Faux profils et publications automatisées
L'IA générative s'avère également être un outil redoutable pour manipuler l'opinion publique sur les réseaux sociaux. Les cybercriminels peuvent créer de toutes pièces de faux profils et automatiser la production massive de publications et d'interactions. Ces modèles d'IA sophistiqués sont capables d'imiter le style et le ton de sources fiables, de traduire des contenus dans différentes langues et même de gérer des tâches répétitives comme répondre aux messages. L'objectif de ces faux profils est de se fondre dans la masse des utilisateurs, d'entrer en contact avec des cibles potentielles en partageant leurs centres d'intérêt et de gagner leur confiance.
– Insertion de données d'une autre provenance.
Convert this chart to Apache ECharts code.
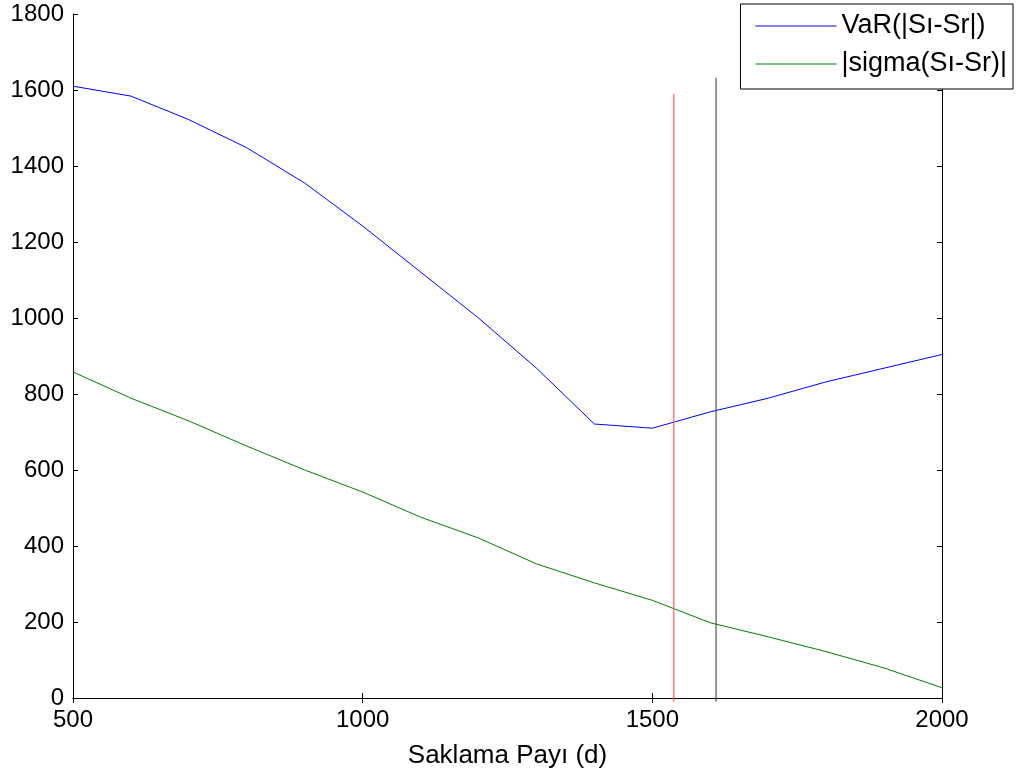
<!DOCTYPE html>
<html>
<head>
<meta charset="utf-8">
<script src="https://cdn.jsdelivr.net/npm/echarts@6/dist/echarts.min.js"></script>
<style>
  html, body { margin: 0; padding: 0; background: #fff; }
  #chart { width: 1019px; height: 780px; }
</style>
</head>
<body>
<div id="chart"></div>
<script>
// saklama payı (d)
const days = [500, 600, 700, 800, 900, 1000, 1100, 1200, 1300, 1400, 1500, 1600, 1700, 1800, 1900, 2000];
// VaR(|Sı-Sr|)
const varValues = [1610, 1584, 1522, 1448, 1355, 1242, 1121, 1000, 868, 721, 710, 753, 789, 832, 868, 904];
// |sigma(Sı-Sr)|
const sigmaValues = [858, 789, 729, 663, 600, 542, 476, 421, 353, 303, 257, 198, 161, 122, 79, 27];
// dikey çizgiler: [x, alt, üst]
const redMarker = [1537, -10, 1589];
const blackMarker = [1610, -10, 1632];

const FONT = 'Liberation Sans, Arial, sans-serif';
const chart = echarts.init(document.getElementById('chart'));

const pair = (xs, ys) => xs.map((x, i) => [x, ys[i]]);
const vline = m => [[m[0], m[1]], [m[0], m[2]]];
const plain = v => String(v);

const axisLine = { show: true, lineStyle: { color: '#000', width: 1 } };
const axisTick = { show: true, inside: true, length: 5, lineStyle: { color: '#000' } };

chart.setOption({
  backgroundColor: '#fff',
  animation: false,
  grid: { left: 73, right: 77, top: 14, bottom: 82 },
  legend: {
    data: [
      { name: 'VaR(|Sı-Sr|)', icon: 'rect' },
      { name: '|sigma(Sı-Sr)|', icon: 'rect' }
    ],
    orient: 'vertical',
    right: 6,
    top: 4,
    backgroundColor: '#fff',
    borderColor: '#000',
    borderWidth: 1,
    borderRadius: 0,
    padding: [8, 6, 11, 15],
    itemWidth: 81,
    itemHeight: 1,
    itemGap: 10,
    itemTextGap: 7,
    textStyle: { fontFamily: FONT, fontSize: 27, color: '#000', lineHeight: 28 },
    z: 10
  },
  xAxis: [
    {
      type: 'value', min: 500, max: 2000, interval: 500, position: 'bottom',
      name: 'Saklama Payı (d)', nameLocation: 'middle', nameGap: 45,
      nameTextStyle: { fontFamily: FONT, fontSize: 26, color: '#000' },
      axisLine, axisTick, splitLine: { show: false },
      axisLabel: { fontFamily: FONT, fontSize: 24, color: '#000', margin: 10, formatter: plain }
    },
    {
      type: 'value', min: 500, max: 2000, interval: 500, position: 'top',
      axisLine, axisTick, splitLine: { show: false }, axisLabel: { show: false }
    }
  ],
  yAxis: [
    {
      type: 'value', min: 0, max: 1800, interval: 200, position: 'left',
      axisLine, axisTick, splitLine: { show: false },
      axisLabel: { fontFamily: FONT, fontSize: 24, color: '#000', margin: 9, formatter: plain }
    },
    {
      type: 'value', min: 0, max: 1800, interval: 200, position: 'right',
      axisLine, axisTick, splitLine: { show: false }, axisLabel: { show: false }
    }
  ],
  series: [
    {
      name: 'VaR(|Sı-Sr|)', type: 'line', symbol: 'none',
      data: pair(days, varValues),
      lineStyle: { color: '#0000ff', width: 1 }, itemStyle: { color: '#0000ff' }
    },
    {
      name: '|sigma(Sı-Sr)|', type: 'line', symbol: 'none',
      data: pair(days, sigmaValues),
      lineStyle: { color: '#008000', width: 1 }, itemStyle: { color: '#008000' }
    },
    {
      name: 'red', type: 'line', symbol: 'none', clip: false,
      data: vline(redMarker),
      lineStyle: { color: '#ff5a5a', width: 1.2 }
    },
    {
      name: 'black', type: 'line', symbol: 'none', clip: false,
      data: vline(blackMarker),
      lineStyle: { color: '#555555', width: 1.2 }
    }
  ]
});
</script>
</body>
</html>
Une fois cette confiance établie, les cybercriminels peuvent diffuser de fausses informations à grande échelle et tenter d'influencer les conversations en ligne. Facebook, Instagram, forums de discussion... Aucune plateforme n'est à l'abri de ces campagnes de manipulation automatisées.
L'IA générative a ouvert la boîte de Pandore des cybermenaces. En exploitant le pouvoir de cette technologie, les cybercriminels peuvent désormais duper leurs victimes avec une facilité déconcertante, se fondant dans le paysage numérique à l'aide de faux profils, de messages personnalisés et de vidéos truquées plus vraies que nature.
Face à ces dangers, la sensibilisation et l'éducation aux risques liés à l'IA générative sont primordiales. Selon le rapport State of the Phish 2024, seules 25 % des organisations françaises forment actuellement leurs utilisateurs à la sécurité de l’IA générative, alors qu’il est crucial d'adopter un regard critique sur les informations qui nous sont présentées en ligne, de se tenir informé des dernières techniques de manipulation et de connaître les mesures de protection à mettre en place. Des formations ciblées, notamment pour les personnes en charge de données sensibles ou de transactions financières, sont indispensables pour endiguer la vague de cybercriminalité alimentée par l'IA.